His father's response was withdrawal; the senselessness of the tragedy had thrown him into a sort of emotional catatonia in which he appeared to function normally but felt absolutely nothing. Jack's response was something else: cold, nerveless, consuming rage. He was faced with a new kind of fix-it job. He knew where it had happened. He knew how. All he had to do was find out who.
He would do nothing else, think of nothing else, until that job was done.
And eventually it was done.
It was long over now, a part of the past. Yet as he approached that overpass he felt his throat constrict. He could almost see a cinderblock falling… falling toward the windshield… crashing through in a blizzard of glass fragments… crushing him. Then he was under and in shadow, and for an instant it was nighttime and snowing, and hanging off the other side of the overpass he saw a limp, battered body dangling from a rope tied to its feet, swinging and spinning crazily. Then it was gone and he was back in the August sun again.
He shivered. He hated New Jersey.
4
Jack got off at Exit 5. He took 541 through Mount Holly and continued south on the two-lane blacktop through towns that were little more than groups of buildings clustered along a stretch of road like a crowd around an accident. The spaces between were all open cultivated field. Fresh produce stands advertising Jersey Beefsteak tomatoes "5 lbs/$1" dotted the roadside. He reminded himself to pick up a basketful for Abe on the way back.
He passed through Lumberton, a name that always conjured up ponderous images of morbidly obese people waddling in and out of oversized stores and houses. Next came Fostertown, which should have been populated by a horde of homeless runny-nosed waifs, but wasn't.

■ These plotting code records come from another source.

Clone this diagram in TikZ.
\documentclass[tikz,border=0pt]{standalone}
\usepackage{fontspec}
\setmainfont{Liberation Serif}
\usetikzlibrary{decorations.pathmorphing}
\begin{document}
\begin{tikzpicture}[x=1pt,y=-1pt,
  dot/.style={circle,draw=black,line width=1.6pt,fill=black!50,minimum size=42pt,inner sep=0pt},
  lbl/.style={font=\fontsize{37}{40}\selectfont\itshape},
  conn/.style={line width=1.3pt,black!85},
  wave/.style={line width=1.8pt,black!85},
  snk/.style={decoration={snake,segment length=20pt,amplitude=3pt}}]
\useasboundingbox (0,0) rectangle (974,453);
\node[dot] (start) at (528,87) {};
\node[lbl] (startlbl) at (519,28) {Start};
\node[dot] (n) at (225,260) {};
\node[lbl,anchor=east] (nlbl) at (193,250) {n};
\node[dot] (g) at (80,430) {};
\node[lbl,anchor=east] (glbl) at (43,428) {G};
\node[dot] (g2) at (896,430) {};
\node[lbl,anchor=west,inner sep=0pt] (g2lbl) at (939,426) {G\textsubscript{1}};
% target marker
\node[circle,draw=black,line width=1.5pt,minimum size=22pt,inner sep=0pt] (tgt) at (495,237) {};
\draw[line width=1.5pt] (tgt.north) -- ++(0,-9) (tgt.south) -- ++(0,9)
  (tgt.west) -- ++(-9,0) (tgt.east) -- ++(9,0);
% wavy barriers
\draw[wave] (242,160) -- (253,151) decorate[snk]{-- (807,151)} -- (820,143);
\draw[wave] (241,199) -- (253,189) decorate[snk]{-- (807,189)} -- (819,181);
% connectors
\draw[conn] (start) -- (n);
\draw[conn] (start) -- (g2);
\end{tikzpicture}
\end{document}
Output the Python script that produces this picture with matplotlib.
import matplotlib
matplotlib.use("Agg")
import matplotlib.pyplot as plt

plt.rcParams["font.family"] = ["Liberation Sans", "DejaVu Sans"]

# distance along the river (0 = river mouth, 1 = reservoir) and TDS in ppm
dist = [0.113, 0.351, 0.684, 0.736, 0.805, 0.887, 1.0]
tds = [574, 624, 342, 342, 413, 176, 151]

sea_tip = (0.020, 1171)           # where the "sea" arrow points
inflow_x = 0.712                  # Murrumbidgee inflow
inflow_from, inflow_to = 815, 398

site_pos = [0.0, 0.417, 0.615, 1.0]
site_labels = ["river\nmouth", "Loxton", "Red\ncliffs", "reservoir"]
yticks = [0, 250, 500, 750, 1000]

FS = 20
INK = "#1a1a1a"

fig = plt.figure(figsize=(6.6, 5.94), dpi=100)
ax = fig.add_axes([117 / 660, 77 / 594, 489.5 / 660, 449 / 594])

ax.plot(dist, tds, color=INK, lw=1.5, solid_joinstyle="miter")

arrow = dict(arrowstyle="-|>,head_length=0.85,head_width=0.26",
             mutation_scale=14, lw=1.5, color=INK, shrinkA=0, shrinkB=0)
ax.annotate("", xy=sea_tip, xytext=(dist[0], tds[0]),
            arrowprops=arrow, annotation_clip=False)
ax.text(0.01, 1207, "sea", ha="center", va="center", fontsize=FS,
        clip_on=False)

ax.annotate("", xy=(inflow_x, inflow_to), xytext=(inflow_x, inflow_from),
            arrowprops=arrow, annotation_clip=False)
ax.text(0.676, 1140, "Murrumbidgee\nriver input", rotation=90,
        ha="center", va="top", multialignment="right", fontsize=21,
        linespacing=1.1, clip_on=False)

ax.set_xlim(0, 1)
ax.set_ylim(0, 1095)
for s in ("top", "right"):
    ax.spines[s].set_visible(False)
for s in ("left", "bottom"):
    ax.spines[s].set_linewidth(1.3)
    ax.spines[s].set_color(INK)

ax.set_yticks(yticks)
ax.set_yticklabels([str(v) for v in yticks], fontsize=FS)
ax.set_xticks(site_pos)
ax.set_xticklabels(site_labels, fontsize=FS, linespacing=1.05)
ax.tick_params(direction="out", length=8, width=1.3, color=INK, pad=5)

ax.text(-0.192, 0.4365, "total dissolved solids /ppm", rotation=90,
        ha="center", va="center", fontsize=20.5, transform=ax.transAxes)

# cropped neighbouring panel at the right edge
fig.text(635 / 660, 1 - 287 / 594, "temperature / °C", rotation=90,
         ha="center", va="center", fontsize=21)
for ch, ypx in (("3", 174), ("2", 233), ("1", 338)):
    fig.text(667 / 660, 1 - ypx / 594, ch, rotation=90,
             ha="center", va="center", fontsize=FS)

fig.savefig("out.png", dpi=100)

And then he was home, turning the corner by what had been Mr. Canelli's house; Canelli had died and the new owner must have been trying to save water because the lawn had burnt to a uniform shade of pale brown. He pulled into the driveway of the three-bedroom ranch in which he, his brother, and his sister had all grown up, turned off the car, and sat a moment wishing he were someplace else.
But there was no sense in delaying the inevitable, so he got out and walked up to the door. Dad pushed it open just as he reached it.

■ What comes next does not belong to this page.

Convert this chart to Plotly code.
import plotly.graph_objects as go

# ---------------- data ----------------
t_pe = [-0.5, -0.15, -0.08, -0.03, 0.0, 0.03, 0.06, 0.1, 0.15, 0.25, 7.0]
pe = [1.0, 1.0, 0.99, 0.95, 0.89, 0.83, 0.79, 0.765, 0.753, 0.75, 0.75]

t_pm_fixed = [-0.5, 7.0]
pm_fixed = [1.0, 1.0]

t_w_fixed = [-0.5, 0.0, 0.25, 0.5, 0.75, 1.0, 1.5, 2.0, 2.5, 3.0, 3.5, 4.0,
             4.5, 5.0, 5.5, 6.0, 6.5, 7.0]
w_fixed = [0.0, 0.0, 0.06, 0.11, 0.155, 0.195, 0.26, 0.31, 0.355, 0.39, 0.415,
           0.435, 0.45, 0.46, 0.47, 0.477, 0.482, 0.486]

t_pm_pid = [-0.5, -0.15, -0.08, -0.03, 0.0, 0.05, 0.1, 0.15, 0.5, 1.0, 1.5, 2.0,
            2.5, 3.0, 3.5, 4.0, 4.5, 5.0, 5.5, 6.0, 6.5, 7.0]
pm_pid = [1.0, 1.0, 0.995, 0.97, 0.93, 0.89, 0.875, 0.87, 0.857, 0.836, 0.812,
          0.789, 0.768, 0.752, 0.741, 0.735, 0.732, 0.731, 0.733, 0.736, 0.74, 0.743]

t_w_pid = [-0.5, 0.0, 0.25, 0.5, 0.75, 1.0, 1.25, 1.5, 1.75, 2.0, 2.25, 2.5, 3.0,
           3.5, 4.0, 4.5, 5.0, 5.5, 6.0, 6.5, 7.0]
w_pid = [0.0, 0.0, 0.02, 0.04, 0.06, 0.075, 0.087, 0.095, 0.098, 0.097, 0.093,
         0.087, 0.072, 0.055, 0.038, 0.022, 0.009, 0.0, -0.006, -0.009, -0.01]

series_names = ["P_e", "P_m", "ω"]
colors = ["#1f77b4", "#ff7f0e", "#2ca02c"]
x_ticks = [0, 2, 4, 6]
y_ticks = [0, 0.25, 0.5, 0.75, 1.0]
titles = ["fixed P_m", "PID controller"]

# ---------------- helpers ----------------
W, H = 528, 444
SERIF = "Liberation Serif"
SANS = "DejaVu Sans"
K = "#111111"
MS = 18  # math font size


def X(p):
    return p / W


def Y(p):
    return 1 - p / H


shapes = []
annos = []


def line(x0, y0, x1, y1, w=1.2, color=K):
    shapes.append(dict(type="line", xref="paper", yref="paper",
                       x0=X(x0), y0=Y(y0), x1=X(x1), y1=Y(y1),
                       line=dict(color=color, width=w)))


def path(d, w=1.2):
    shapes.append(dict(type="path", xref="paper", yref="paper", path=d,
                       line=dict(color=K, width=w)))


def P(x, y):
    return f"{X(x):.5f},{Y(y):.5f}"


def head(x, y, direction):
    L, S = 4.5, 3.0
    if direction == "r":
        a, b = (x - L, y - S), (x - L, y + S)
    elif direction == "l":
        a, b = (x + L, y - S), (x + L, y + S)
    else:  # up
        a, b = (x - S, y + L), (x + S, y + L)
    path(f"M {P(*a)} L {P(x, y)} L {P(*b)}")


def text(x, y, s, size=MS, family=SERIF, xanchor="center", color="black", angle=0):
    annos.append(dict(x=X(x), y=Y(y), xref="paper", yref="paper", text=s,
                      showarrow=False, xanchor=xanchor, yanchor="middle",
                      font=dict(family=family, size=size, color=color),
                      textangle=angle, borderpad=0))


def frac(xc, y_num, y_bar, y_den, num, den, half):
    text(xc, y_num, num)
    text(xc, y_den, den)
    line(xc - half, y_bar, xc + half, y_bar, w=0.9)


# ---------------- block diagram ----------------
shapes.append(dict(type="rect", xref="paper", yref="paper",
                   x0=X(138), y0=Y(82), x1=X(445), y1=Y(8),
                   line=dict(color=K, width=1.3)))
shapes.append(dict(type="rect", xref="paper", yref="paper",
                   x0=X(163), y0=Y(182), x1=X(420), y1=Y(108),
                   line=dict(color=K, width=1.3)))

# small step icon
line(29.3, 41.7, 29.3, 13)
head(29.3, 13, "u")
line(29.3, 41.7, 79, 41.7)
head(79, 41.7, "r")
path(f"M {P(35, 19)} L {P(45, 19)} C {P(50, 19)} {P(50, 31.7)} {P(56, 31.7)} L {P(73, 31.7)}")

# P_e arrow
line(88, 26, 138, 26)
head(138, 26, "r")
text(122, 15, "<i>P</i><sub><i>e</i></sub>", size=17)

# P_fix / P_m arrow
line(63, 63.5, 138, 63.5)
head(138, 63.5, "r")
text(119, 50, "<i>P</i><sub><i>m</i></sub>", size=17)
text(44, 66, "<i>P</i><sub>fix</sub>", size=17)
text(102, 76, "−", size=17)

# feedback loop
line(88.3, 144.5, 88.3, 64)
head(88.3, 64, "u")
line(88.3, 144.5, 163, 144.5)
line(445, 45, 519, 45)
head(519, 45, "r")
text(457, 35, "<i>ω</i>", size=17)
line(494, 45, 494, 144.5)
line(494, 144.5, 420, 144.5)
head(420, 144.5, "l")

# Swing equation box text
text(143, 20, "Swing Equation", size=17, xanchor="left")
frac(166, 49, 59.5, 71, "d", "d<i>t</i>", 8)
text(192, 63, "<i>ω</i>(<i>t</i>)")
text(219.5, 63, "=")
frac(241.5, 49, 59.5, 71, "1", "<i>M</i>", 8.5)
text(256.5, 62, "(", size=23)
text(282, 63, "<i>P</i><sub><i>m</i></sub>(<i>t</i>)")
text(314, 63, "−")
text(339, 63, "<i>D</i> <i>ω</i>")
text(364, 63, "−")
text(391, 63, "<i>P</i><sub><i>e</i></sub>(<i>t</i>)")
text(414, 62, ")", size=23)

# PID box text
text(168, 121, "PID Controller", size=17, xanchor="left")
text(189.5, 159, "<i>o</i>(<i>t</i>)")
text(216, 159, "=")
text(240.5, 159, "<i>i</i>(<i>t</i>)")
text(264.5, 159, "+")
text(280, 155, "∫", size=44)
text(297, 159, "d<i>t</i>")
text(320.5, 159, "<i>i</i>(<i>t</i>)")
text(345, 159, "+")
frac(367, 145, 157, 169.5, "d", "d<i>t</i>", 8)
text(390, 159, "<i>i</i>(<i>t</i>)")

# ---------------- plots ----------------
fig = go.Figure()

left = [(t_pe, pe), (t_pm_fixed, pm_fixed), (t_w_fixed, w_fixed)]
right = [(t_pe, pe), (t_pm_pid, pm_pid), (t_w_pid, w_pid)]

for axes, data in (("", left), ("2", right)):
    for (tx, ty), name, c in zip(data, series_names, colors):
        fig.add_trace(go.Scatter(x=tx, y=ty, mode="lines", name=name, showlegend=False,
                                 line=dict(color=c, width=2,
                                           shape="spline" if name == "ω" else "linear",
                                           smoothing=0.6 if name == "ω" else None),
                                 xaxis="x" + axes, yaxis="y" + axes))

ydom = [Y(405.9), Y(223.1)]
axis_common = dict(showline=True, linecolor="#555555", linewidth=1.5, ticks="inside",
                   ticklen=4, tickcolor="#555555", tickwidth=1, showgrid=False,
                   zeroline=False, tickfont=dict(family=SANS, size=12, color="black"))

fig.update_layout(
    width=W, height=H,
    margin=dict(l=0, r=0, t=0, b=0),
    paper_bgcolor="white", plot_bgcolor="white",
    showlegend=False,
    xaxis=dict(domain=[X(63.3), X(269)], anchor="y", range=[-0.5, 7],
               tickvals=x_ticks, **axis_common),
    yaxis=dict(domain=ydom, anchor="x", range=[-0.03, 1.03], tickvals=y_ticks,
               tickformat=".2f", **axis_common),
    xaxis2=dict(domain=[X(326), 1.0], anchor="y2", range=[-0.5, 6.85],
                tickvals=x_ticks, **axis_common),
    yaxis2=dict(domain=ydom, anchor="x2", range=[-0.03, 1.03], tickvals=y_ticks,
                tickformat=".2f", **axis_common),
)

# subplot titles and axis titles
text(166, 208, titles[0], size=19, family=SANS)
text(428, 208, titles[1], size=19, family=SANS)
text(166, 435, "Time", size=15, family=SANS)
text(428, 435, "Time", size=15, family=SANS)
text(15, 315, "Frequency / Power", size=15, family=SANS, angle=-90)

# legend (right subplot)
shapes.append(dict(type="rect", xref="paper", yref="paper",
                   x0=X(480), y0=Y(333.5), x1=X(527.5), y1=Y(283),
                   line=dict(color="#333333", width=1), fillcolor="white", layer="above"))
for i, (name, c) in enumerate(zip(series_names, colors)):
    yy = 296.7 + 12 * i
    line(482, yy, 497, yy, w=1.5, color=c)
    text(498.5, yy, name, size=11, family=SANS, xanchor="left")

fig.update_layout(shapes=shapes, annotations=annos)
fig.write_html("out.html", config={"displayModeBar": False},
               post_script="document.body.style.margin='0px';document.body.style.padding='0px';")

"Jack!" He thrust out his hand. "You had me worried. Thought you'd forgotten."
His father was a tall, thin, balding man tanned a dark brown from daily workouts on the local tennis courts. His beakish nose was pink and peeling from sunburn, and the age spots on his forehead had multiplied and coalesced since the last time Jack had visited. But his grip was firm and his blue eyes bright behind the steel-rimmed glasses as Jack shook hands with him.
"Only a few minutes late."
Dad reached down and picked up his tennis racquet from where it had been leaning against the door molding. "Yeah, but I reserved a court so we could warm up a little before the match." He closed the door behind him. "Let's take your car. You remember where the courts are?"
"Of course."
As he slid into the front seat, Dad glanced around the interior of the Corvair. He touched the dice, either to see if they were fuzzy or if they were real.
"You really drive around in this?"
"Sure. Why?"
"It's…"
"Unsafe At Any Speed?"
"Yeah. That, too."
"Best car I ever owned." Jack pushed the little lever in the far left of the dashboard into reverse and pulled out of the driveway.